Infinitely Losing My Edge
Yeah, I'm losing my edge.
I'm losing my edge.
The kids are coming up from behind.
I'm losing my edge.
I'm losing my edge to the kids from Burkina and from Calgary.
But I was there.
I was there in 2001.
I was there at the first Tiga show in Montreal.
I'm losing my edge.
I'm losing my edge to the kids whose footsteps I hear when they get on the decks.
I'm losing my edge to the internet seekers who can tell me every member of every good group from 1964 to 1978.
I'm losing my edge.
To all the kids in Spokane and London.
I'm losing my edge to the art-school Hong Kong kids in little jackets and borrowed nostalgia for the unremembered nineties.
I'm losing my edge.
I'm losing my edge.
I can hear the footsteps every night on the decks.
But I was there.
I was there in 1977 at the first Mistral practice in a loft in Amsterdam.

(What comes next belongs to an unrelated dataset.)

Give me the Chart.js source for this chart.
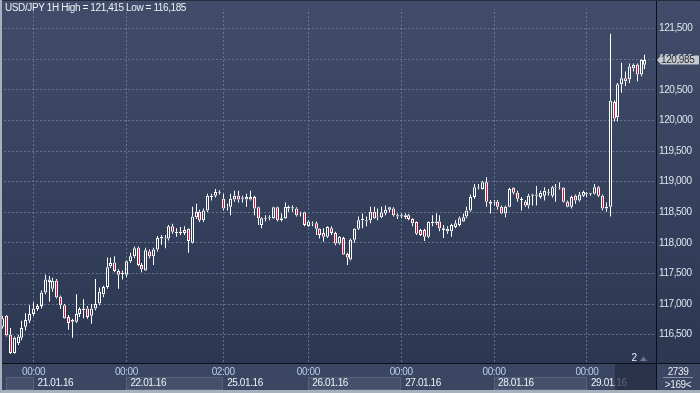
<!DOCTYPE html>
<html><head><meta charset="utf-8">
<script src="https://cdn.jsdelivr.net/npm/chart.js@4.4.1/dist/chart.umd.min.js"></script>
<style>
html,body{margin:0;padding:0;background:#3b4762;}
#wrap{position:relative;width:700px;height:393px;overflow:hidden;}
canvas{display:block;}
</style></head><body>
<div id="wrap"><canvas id="c" width="700" height="393"></canvas></div>
<script>
const titleText = 'USD/JPY 1H High = 121,415 Low = 116,185';
const openV = [116.63,116.81,116.50,116.20,116.36,116.45,116.63,116.73,116.84,116.92,
116.97,117.19,117.36,117.25,117.38,117.12,116.98,116.79,116.71,116.71,
116.84,116.90,116.93,116.81,116.93,117.01,117.16,117.28,117.62,117.68,
117.54,117.49,117.48,117.70,117.78,117.92,117.64,117.55,117.86,117.78,
117.89,118.07,118.07,118.07,118.27,118.16,118.18,118.16,118.23,118.00,
118.42,118.51,118.37,118.53,118.77,118.77,118.82,118.72,118.58,118.59,
118.71,118.77,118.72,118.71,118.71,118.75,118.58,118.29,118.39,118.40,
118.40,118.58,118.40,118.40,118.59,118.56,118.56,118.47,118.50,118.27,
118.31,118.32,118.23,118.16,118.10,118.24,118.16,117.99,118.08,117.82,
117.73,118.05,118.23,118.37,118.37,118.37,118.51,118.42,118.42,118.48,
118.54,118.56,118.43,118.45,118.45,118.45,118.39,118.34,118.21,118.21,
118.10,118.32,118.32,118.35,118.24,118.19,118.19,118.26,118.29,118.35,
118.43,118.53,118.75,118.90,118.88,118.99,118.67,118.66,118.67,118.59,
118.48,118.59,118.90,118.82,118.70,118.67,118.61,118.77,118.77,118.75,
118.77,118.83,118.77,118.90,118.90,118.90,118.67,118.59,118.77,118.69,
118.77,118.80,118.82,118.80,118.91,118.77,118.56,118.59,120.30,120.05,
120.59,120.69,120.67,120.85,120.91,120.75,120.91];
const highV = [116.81,116.82,116.61,116.47,116.50,116.73,116.85,116.98,117.03,117.00,
117.22,117.48,117.46,117.43,117.41,117.14,117.00,116.82,116.76,117.16,
116.95,117.08,116.97,117.00,117.41,117.27,117.30,117.76,117.76,117.78,
117.57,117.55,117.71,117.84,117.94,117.94,117.67,117.92,117.89,117.92,
118.11,118.13,118.13,118.29,118.31,118.24,118.26,118.27,118.24,118.59,
118.64,118.54,118.56,118.80,118.80,118.88,118.86,118.80,118.64,118.80,
118.85,118.85,118.77,118.80,118.85,118.77,118.59,118.42,118.45,118.45,
118.59,118.59,118.48,118.66,118.61,118.61,118.58,118.51,118.51,118.37,
118.35,118.35,118.24,118.24,118.27,118.27,118.18,118.11,118.10,117.84,
118.07,118.24,118.43,118.48,118.43,118.59,118.59,118.56,118.59,118.61,
118.59,118.58,118.48,118.48,118.48,118.47,118.40,118.35,118.23,118.23,
118.35,118.45,118.48,118.45,118.29,118.27,118.31,118.37,118.43,118.48,
118.59,118.79,118.96,118.96,119.01,119.07,118.70,118.70,118.70,118.61,
118.61,118.90,118.91,118.85,118.75,118.70,118.80,118.80,118.93,118.85,
118.91,118.88,118.93,118.96,118.99,118.91,118.69,118.77,118.79,118.83,
118.85,118.83,118.82,118.96,118.93,118.79,118.66,121.415,120.33,120.61,
120.94,120.80,120.93,120.93,120.93,121.00,121.07];
const lowV = [116.60,116.47,116.185,116.19,116.33,116.41,116.57,116.69,116.81,116.89,
116.93,117.16,117.04,117.20,117.09,116.92,116.76,116.58,116.45,116.69,
116.79,116.77,116.76,116.68,116.90,116.98,117.11,117.25,117.59,117.52,
117.25,117.40,117.44,117.67,117.75,117.62,117.52,117.54,117.75,117.64,
117.86,117.97,117.91,118.04,118.15,118.10,118.13,118.13,117.84,117.99,
118.39,118.34,118.34,118.50,118.69,118.74,118.79,118.53,118.53,118.45,
118.67,118.66,118.66,118.59,118.69,118.45,118.29,118.24,118.35,118.37,
118.39,118.35,118.35,118.39,118.51,118.51,118.43,118.43,118.27,118.26,
118.27,118.13,118.07,118.02,118.08,118.13,117.96,117.97,117.80,117.64,
117.71,118.00,118.21,118.24,118.27,118.32,118.39,118.37,118.40,118.45,
118.50,118.43,118.39,118.40,118.39,118.37,118.27,118.13,118.11,118.03,
118.08,118.27,118.29,118.19,118.08,118.15,118.10,118.24,118.27,118.34,
118.40,118.51,118.72,118.87,118.87,118.59,118.48,118.61,118.54,118.47,
118.42,118.58,118.79,118.67,118.53,118.59,118.56,118.61,118.61,118.72,
118.69,118.77,118.74,118.67,118.87,118.66,118.58,118.56,118.64,118.67,
118.75,118.75,118.77,118.79,118.75,118.53,118.51,118.43,119.98,119.98,
120.45,120.56,120.61,120.80,120.64,120.72,120.84];
const closeV = [116.77,116.49,116.20,116.45,116.47,116.61,116.74,116.84,116.93,116.97,
117.19,117.40,117.40,117.38,117.11,116.98,116.77,116.69,116.74,116.84,
116.92,116.93,116.79,116.93,117.00,117.20,117.28,117.60,117.67,117.54,
117.48,117.51,117.70,117.78,117.91,117.64,117.57,117.88,117.78,117.89,
118.08,118.10,118.08,118.27,118.18,118.18,118.16,118.21,118.03,118.43,
118.51,118.37,118.53,118.77,118.75,118.83,118.83,118.56,118.59,118.72,
118.77,118.71,118.74,118.75,118.75,118.56,118.40,118.40,118.40,118.42,
118.58,118.37,118.37,118.59,118.56,118.58,118.45,118.48,118.29,118.35,
118.32,118.23,118.13,118.10,118.26,118.16,117.99,118.10,117.81,117.76,
118.05,118.23,118.37,118.39,118.35,118.51,118.40,118.43,118.50,118.54,
118.58,118.45,118.45,118.43,118.42,118.39,118.32,118.15,118.13,118.10,
118.34,118.34,118.35,118.24,118.21,118.23,118.29,118.32,118.40,118.42,
118.53,118.75,118.91,118.91,118.99,118.67,118.64,118.67,118.59,118.48,
118.59,118.88,118.82,118.72,118.72,118.61,118.77,118.79,118.79,118.82,
118.85,118.82,118.91,118.91,118.91,118.67,118.59,118.75,118.69,118.79,
118.83,118.82,118.80,118.91,118.77,118.56,118.59,120.32,120.03,120.59,
120.69,120.64,120.88,120.91,120.75,120.99,120.985];
const xTickIndex = [8, 32, 57, 79, 103, 127, 151];
const xTickTimes = ['00:00','00:00','02:00','00:00','00:00','00:00','00:00'];
const xTickDates = ['21.01.16','22.01.16','25.01.16','26.01.16','27.01.16','28.01.16','29.01.16'];
const yTickValues = [116.5,117.0,117.5,118.0,118.5,119.0,119.5,120.0,120.5,121.0,121.5];
const lastPrice = 120.985;
const barCountText = '2739';
const visibleText = '>169<';

const fmt = v => v.toFixed(3).replace('.', ',');
const upper = openV.map((o,i)=>({x:i, y:[Math.max(o,closeV[i]), highV[i]]}));
const lower = openV.map((o,i)=>({x:i, y:[lowV[i], Math.min(o,closeV[i])]}));
const body = openV.map((o,i)=>({x:i, y:[o, closeV[i]]}));
const bodyBg = openV.map((o,i)=> closeV[i] < o ? '#e5123d' : 'rgba(0,0,0,0)');

Chart.defaults.font.family = '"Liberation Sans", Arial, sans-serif';
Chart.defaults.font.size = 10;

const canvasEl = document.getElementById('c');
function dashPattern(vertical){
  const c = document.createElement('canvas'); c.width = 4; c.height = 4;
  const x = c.getContext('2d'); x.fillStyle = 'rgba(128,145,176,0.62)';
  if (vertical) x.fillRect(0,0,4,2); else x.fillRect(0,0,2,4);
  return canvasEl.getContext('2d').createPattern(c,'repeat');
}
const gridV = dashPattern(true);
const gridH = dashPattern(false);

const snap = {
  id:'snap',
  afterDatasetsUpdate(chart){
    chart.data.datasets.forEach((ds,di)=>{
      chart.getDatasetMeta(di).data.forEach(el=>{ el.x = Math.round(el.x - 0.5) + 0.5; });
    });
  }
};

const deco = {
  id:'deco',
  beforeDraw(chart){
    const {ctx, chartArea:a} = chart;
    const xs = chart.scales.x;
    ctx.save();
    const g = ctx.createLinearGradient(0,0,0,a.bottom);
    g.addColorStop(0,'#404c69'); g.addColorStop(1,'#2c3752');
    ctx.fillStyle = g; ctx.fillRect(0,0,700,a.bottom);
    ctx.fillStyle = '#3b4762'; ctx.fillRect(0,a.bottom,700,393-a.bottom);
    const p = xTickIndex.map(v=>Math.round(xs.getPixelForValue(v)));
    const cells = [[a.left+4,p[0]],[p[1],p[2]],[p[3],p[4]],[p[5],p[6]]];
    cells.forEach(([l,r])=>{
      ctx.fillStyle='#45516b'; ctx.fillRect(l,377,r-l,13);
      ctx.strokeStyle='#56627c'; ctx.lineWidth=1; ctx.strokeRect(l+0.5,377.5,r-l-1,12);
    });
    ctx.restore();
    ctx.letterSpacing = '-0.4px';
  },
  afterDraw(chart){
    const {ctx, chartArea:a} = chart;
    ctx.save();
    ctx.fillStyle='rgba(36,44,64,0.72)';
    ctx.fillRect(615,a.bottom,a.right-615,390-a.bottom);
    ctx.fillStyle='#0b0f18';
    ctx.fillRect(0,a.bottom,700,1);
    ctx.fillRect(a.right,0,1,393);
    ctx.fillStyle='#252c3d'; ctx.fillRect(0,0,700,1);
    ctx.fillStyle='#a9b0bd';
    ctx.fillRect(0,0,2,393);
    ctx.fillRect(0,390,700,3);
    ctx.font='10px "Liberation Sans", Arial, sans-serif';
    ctx.letterSpacing='-0.4px';
    ctx.fillStyle='#eef1f6'; ctx.textBaseline='middle'; ctx.textAlign='left';
    ctx.fillText(titleText,5,8.5);
    const yp = chart.scales.y.getPixelForValue(lastPrice);
    ctx.fillStyle='#c6cad1';
    ctx.beginPath();
    ctx.moveTo(a.right+1,yp); ctx.lineTo(a.right+5,yp-4.5); ctx.lineTo(699,yp-4.5);
    ctx.lineTo(699,yp+4.5); ctx.lineTo(a.right+5,yp+4.5); ctx.closePath(); ctx.fill();
    ctx.fillStyle='#2a2d33';
    ctx.fillText(fmt(lastPrice),a.right+5,yp+0.5);
    ctx.fillStyle='#e8ecf2'; ctx.textAlign='center';
    ctx.fillText(barCountText,678,372);
    ctx.fillText(visibleText,678,385);
    ctx.fillStyle='#8c95a6'; ctx.fillRect(663,377,30,1);
    ctx.fillStyle='#e8ecf2'; ctx.fillText('2',634,358.5);
    ctx.fillStyle='#6b7690';
    ctx.beginPath(); ctx.moveTo(640,361); ctx.lineTo(643.5,356.5); ctx.lineTo(647,361); ctx.closePath(); ctx.fill();
    ctx.restore();
    ctx.letterSpacing='0px';
  }
};

const xCommon = {
  type:'linear', min:-0.155, max:168.85, offset:false,
  afterBuildTicks: s => { s.ticks = xTickIndex.map(v=>({value:v})); }
};

new Chart(canvasEl, {
  type:'bar',
  data:{ datasets:[
    {data:upper, backgroundColor:'#ffffff', barThickness:1, grouped:false, inflateAmount:0, borderWidth:0, order:3},
    {data:lower, backgroundColor:'#ffffff', barThickness:1, grouped:false, inflateAmount:0, borderWidth:0, order:2},
    {data:body, backgroundColor:bodyBg, borderColor:'#ffffff', borderWidth:1, borderSkipped:false, barThickness:3, grouped:false, inflateAmount:0, order:1}
  ]},
  options:{
    responsive:false, animation:false, events:[],
    layout:{padding:{left:2, top:1, right:0, bottom:0}},
    plugins:{legend:{display:false}, tooltip:{enabled:false}},
    scales:{
      x:{...xCommon, position:'bottom', weight:0,
        afterFit: s => { s.height = 13; },
        grid:{display:true, offset:false, color:gridV, drawTicks:false, lineWidth:1},
        border:{display:false},
        ticks:{padding:3, color:'#b9cdea', maxRotation:0, autoSkip:false,
          callback:(v)=> xTickTimes[xTickIndex.indexOf(v)] ?? ''}},
      x2:{...xCommon, position:'bottom', weight:1,
        afterFit: s => { s.height = 17; },
        grid:{display:false, offset:false, drawTicks:false}, border:{display:false},
        ticks:{padding:1, align:'start', labelOffset:4, color:'#eef1f6', maxRotation:0, autoSkip:false,
          callback:(v)=> xTickDates[xTickIndex.indexOf(v)] ?? ''}},
      y:{type:'linear', position:'right', min:116.038, max:121.819,
        afterFit: s => { s.width = 44; },
        afterBuildTicks: s => { s.ticks = yTickValues.map(v=>({value:v})); },
        grid:{color:gridH, drawTicks:false},
        border:{display:false},
        ticks:{padding:3, color:'#dfe5ef', callback: v => fmt(v)}}
    }
  },
  plugins:[snap, deco]
});
</script>
</body></html>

I was working on the harpsichord sounds with much patience.
I was there when Michael McDonald started up his first band.
I told him, "Don't do it that way. You'll never make a dime."
I was there.
I was the first guy playing The United States of America to the electroclash kids.
I played it at the Hacienda.
Everybody thought I was crazy.
We all know.
I was there.
I was there.
I've never been wrong.
But I'm losing my edge to better-looking people with better ideas and more talent.
And they're actually really, really nice.
I'm losing my edge.
I heard you have a compilation of every good song ever done by anybody.
Every great song by kango's stein massive. All the underground hits.
All The New Christs tracks. I heard you have a vinyl of every The Moleskins record on German import.
I heard that you have a white label of every seminal grunge hit - 1985, '86, '87.
I heard that you have a CD compilation of every good '70s cut and another box set from the '90s.
I hear you're buying an organ and a clarinet and are throwing your macbook out the window because you want to make something real. You want to make a Pylon record.
I hear that you and your band have sold your marimba and bought a synthesizer.
I hear that you and your band have sold your synthesizer and bought a marimba.
I hear everybody that you know is more relevant than everybody that I know.
But have you seen my records?
Connie Case,
The Pretty Things,
Ash Ra Tempel,
The J.B.'s,
DNA,
Blossom Toes,
Marvin Gaye,
Curtis Mayfield,
The Peanut Butter Conspiracy,
David McCallum,
Dr. Dre and Snoop Doggy Dog,
Supertramp,
Camouflage,
Ultramagnetic MC's,
Strawberry Alarm Clock,
Jerry's Kids,
Audionom,
Rotary Connection,
Amazonics,
Marc Romboy vs. Booka Shade,
the Bar-Kays,
Tomorrow,
Ponytail,
Echospace,
Major Organ And The Adding Machine,
Scratch Acid,
The Litter,
Radiohead,
MDC,
Faraquet,
Sun City Girls,
Sam Rivers,
Kauko Röyhkä ja Narttu,
Agent Orange,
The Searchers,
Lakeside,
Electric Prunes,
Ralphi Rosario,
Drexciya,
Delon & Dalcan,
The Detroit Cobras,
Super Lover Cee & Casanova Rud,
Pere Ubu,
Sad Lovers and Giants,
Moby Grape,
Mandrill,
The Slackers,
Chris & Cosey,
Robert Wyatt,
Eurythmics,
The Leaves,
Susan Cadogan,
Warren Ellis,
Morten Harket,
The Dave Clark Five,
Aaron Thompson,
The Electric Prunes,
Donny Hathaway,
The Divine Comedy,
The Walker Brothers,
The Sound,
The Moleskins,
Saccharine Trust, Saccharine Trust, Saccharine Trust, Saccharine Trust.
You don't know what you really want.
You don't know what you really want.
You don't know what you really want.
You don't know what you really want.
You don't know what you really want.
You don't know what you really want.
You don't know what you really want.
You don't know what you really want.
You don't know what you really want.
You don't know what you really want.
You don't know what you really want.
You don't know what you really want.
You don't know what you really want.
You don't know what you really want.
You don't know what you really want.